A high proportion of building services engineers are employed by consultancies. They work on a range of projects, often at the same time. While they are likely to specialise in a particular area, they are required to apply a range of skills and specialist knowledge to a variety of areas, with an increasing focus on sustainability.

Self-employment as a consultant is an option for those with significant experience.

Look for job vacancies at:

Vacancies are often advertised in graduate and professional publications, but for candidates hoping to work in consultancies, making speculative applications is likely to be the most productive approach.

Specialist recruitment agencies, such as Hays Building Services, also handle vacancies and short-term contract opportunities.

Get more tips on how to find a job, create a successful CV and cover letter, and prepare for interviews.

Professional development

As a building services engineer, you can work towards becoming professionally registered with the Engineering Council. To do so, you must be a member of a licensed institution, in this case the CIBSE.

You will need to prove that you have the necessary competencies and knowledge required for CEng or IEng status, usually through relevant qualifications and experience. Consult CIBSE for more information.

Technology and processes in building services engineering are developing all the time so it is important to stay up to date with this. There are many short courses, conferences and workshops available to help. Professional bodies, such as CIBSE, and trade associations, such as the Association for Consultancy and Engineering (ACE) provide opportunities in areas such as:

  • design legislation;
  • changes in standards;
  • amendments to UK building regulations;
  • UK/EU health and safety regulations.

CIBSE also has the Young Engineer Network (YEN), which consists of regional centres that provide a forum and support network for engineers new to the profession.

Career prospects

Progression routes within the industry are fairly clear cut. When working for client/end-users or contractors, career progression is usually from engineer to manager.
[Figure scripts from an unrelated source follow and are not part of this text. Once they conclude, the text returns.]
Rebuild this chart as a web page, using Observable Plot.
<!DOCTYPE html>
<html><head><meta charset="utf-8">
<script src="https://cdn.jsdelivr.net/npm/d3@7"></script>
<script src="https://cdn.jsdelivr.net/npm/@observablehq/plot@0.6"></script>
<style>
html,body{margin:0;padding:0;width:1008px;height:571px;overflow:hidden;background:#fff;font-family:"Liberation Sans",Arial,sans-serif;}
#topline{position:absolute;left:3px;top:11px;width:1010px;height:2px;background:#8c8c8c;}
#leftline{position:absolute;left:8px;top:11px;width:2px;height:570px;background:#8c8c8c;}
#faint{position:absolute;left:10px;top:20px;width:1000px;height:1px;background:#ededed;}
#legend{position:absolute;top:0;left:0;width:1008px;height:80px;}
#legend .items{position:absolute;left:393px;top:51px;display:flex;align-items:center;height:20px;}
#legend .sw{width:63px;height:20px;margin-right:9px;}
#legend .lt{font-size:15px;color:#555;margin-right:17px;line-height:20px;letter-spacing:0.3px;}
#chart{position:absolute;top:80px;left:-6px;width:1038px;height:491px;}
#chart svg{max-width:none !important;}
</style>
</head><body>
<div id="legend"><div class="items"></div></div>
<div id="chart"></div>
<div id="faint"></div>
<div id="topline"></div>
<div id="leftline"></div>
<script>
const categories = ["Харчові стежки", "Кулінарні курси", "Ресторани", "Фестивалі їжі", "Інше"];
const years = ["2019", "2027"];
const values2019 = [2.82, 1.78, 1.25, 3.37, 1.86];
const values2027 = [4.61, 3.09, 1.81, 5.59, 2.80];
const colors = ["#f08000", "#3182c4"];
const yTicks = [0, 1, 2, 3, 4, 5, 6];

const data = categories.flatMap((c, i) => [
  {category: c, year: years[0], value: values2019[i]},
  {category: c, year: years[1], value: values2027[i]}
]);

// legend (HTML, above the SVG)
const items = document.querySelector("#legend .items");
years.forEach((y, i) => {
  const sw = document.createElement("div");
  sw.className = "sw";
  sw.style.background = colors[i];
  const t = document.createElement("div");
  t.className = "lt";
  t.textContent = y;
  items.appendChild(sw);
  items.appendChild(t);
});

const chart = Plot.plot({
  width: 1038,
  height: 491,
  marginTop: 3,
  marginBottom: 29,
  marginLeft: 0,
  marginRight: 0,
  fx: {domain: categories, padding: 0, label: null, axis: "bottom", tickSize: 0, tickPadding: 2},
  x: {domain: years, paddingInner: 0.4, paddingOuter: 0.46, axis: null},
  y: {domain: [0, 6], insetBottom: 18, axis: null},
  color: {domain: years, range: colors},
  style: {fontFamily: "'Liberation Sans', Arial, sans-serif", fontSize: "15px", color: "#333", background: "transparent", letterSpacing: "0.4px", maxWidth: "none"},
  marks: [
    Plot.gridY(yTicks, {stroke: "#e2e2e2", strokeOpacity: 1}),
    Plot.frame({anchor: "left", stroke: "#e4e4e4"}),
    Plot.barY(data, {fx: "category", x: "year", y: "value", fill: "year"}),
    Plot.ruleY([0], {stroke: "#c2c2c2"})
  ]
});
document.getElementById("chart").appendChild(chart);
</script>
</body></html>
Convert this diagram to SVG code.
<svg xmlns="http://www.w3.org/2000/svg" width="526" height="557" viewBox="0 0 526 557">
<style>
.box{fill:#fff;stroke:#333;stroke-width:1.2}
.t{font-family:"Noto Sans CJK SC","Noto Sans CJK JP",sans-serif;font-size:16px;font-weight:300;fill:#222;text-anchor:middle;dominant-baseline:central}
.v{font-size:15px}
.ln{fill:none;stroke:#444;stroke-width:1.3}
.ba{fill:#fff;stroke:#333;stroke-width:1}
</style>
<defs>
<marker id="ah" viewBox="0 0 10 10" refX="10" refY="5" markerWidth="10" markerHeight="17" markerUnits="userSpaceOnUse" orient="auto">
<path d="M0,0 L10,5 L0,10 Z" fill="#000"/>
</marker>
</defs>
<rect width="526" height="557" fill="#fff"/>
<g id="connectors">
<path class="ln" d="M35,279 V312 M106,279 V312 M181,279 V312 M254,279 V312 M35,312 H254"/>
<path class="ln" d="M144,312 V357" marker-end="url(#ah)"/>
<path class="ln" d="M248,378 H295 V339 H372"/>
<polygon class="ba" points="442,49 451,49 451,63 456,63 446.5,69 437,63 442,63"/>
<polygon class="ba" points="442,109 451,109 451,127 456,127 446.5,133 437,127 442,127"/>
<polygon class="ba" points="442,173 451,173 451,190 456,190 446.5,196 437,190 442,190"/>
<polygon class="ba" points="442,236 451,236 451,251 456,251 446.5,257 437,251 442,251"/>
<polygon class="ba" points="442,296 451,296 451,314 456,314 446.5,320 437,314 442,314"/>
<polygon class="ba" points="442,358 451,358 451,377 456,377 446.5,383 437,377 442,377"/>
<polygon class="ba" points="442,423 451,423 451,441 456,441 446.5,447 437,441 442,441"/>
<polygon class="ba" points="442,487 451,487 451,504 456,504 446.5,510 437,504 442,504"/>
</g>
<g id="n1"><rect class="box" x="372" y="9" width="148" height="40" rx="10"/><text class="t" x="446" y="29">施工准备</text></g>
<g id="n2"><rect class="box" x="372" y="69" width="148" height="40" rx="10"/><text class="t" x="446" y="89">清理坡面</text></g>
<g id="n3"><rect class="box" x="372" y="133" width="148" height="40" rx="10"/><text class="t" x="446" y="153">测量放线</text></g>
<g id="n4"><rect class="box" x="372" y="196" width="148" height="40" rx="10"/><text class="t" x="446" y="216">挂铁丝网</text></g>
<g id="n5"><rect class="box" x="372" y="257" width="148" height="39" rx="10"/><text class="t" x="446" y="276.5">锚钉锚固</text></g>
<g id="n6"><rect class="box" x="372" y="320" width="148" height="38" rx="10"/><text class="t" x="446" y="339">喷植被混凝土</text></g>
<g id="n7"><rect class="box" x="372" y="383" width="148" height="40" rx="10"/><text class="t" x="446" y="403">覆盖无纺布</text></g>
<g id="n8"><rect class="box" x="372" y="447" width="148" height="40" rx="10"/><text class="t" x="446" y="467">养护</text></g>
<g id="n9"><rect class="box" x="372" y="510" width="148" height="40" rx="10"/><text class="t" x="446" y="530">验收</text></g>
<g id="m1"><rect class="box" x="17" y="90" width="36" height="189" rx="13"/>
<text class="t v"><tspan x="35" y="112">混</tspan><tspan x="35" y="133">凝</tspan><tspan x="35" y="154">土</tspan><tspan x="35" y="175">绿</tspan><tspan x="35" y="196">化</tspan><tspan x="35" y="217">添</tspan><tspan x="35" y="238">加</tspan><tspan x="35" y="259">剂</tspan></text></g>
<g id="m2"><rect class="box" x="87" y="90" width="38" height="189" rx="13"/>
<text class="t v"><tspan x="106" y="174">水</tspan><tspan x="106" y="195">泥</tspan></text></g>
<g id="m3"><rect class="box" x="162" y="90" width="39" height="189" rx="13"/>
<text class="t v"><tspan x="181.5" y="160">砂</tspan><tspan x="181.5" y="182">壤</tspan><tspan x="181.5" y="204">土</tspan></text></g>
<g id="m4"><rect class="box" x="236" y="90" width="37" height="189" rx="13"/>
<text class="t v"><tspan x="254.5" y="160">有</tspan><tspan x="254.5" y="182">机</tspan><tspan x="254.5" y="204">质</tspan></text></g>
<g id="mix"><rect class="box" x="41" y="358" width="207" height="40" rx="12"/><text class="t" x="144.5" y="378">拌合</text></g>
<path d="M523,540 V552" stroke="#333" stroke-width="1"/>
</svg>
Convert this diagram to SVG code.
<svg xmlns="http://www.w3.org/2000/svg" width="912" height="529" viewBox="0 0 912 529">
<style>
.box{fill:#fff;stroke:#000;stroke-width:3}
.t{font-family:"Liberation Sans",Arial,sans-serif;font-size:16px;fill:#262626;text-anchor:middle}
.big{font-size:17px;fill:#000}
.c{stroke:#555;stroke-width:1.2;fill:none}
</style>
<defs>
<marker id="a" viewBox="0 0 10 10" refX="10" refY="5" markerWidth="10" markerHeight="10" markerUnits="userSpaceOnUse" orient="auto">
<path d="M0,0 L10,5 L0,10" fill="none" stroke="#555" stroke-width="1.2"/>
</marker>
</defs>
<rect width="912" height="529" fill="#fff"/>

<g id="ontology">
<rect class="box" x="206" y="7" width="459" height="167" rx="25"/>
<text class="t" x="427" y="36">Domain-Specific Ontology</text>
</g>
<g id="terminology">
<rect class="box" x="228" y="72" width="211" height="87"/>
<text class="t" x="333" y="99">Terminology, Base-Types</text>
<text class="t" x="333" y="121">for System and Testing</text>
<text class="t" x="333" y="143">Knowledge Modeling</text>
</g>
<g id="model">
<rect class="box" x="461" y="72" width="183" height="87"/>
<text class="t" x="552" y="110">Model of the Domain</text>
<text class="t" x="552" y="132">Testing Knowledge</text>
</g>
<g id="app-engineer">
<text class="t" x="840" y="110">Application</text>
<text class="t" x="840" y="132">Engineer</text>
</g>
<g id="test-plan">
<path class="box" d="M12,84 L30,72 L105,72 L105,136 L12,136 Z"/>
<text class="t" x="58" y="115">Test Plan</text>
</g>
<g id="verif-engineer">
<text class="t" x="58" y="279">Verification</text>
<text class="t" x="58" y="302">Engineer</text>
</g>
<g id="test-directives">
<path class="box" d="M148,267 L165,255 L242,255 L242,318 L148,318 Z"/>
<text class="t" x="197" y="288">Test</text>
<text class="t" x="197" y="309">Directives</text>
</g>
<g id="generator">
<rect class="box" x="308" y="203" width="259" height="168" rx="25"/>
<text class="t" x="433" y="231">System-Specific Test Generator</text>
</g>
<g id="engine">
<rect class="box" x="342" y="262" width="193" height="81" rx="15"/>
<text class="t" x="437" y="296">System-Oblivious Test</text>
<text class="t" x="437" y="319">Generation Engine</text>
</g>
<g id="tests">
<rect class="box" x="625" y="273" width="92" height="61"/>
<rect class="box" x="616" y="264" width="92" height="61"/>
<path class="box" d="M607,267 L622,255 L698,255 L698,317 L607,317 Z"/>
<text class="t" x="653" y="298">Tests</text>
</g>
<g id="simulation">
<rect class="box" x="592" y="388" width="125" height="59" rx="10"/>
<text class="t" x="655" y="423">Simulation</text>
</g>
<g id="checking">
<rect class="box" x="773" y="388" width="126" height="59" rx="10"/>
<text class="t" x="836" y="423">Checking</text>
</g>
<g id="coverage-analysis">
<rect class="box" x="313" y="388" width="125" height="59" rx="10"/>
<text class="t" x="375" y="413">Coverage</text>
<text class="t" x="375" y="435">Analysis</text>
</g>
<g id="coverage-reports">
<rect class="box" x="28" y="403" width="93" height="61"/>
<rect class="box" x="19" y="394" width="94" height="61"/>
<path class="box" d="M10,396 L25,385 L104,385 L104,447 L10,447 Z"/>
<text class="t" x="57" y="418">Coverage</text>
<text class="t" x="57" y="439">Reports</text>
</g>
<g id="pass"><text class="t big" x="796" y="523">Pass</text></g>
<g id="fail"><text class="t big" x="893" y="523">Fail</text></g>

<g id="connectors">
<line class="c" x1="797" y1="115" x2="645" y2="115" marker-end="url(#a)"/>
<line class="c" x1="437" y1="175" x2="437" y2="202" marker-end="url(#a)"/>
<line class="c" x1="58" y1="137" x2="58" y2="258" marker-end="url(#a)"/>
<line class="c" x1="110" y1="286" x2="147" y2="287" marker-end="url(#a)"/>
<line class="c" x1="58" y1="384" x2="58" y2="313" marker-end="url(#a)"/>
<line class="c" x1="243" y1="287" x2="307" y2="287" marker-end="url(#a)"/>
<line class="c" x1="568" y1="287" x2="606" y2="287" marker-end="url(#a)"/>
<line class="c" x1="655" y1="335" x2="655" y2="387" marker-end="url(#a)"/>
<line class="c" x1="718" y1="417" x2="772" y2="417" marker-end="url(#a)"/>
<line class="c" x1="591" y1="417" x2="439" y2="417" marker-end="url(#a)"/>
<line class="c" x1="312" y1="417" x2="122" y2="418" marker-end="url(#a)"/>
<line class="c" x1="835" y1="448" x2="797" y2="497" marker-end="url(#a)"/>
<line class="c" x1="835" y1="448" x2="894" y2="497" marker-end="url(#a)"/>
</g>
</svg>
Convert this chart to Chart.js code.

In consultancy, usually more in companies rather than partnerships, career progression is typically as follows:

  • graduate engineer;
  • project engineer;
  • associate;
  • partner/director;
  • senior partner/managing director.

However, career patterns are not fixed and career development can depend on the employer, size of the company and choice of specialisation.

It is important to be strategic at an early stage when choosing the type of qualification to take and the areas in which to gain practical experience, as they may lead on to your specialist area. Building services degrees with a general focus provide a useful overview of the whole sector, while other types of degree, e.g. mechanical or electrical engineering, allow the development of more specialised skills.

Gaining experience and training in design, as well as installation and maintenance, can increase the opportunities for career development, whichever qualification route is followed. The profession is also seeing the emergence of new specialisations, such as intelligent buildings and organic lighting, which can open up new career possibilities.

Promotion is dependent upon gaining professional qualifications and appropriate experience, so it is advisable to gain relevant qualifications and become a member of the appropriate professional body as early as possible. Chartered and incorporated engineer status is recognised in the UK and overseas.

In order to progress in this fast-moving industry, it is important to keep up to date with developments and to maintain a combination of skills and relevant experience, together with a professional attitude.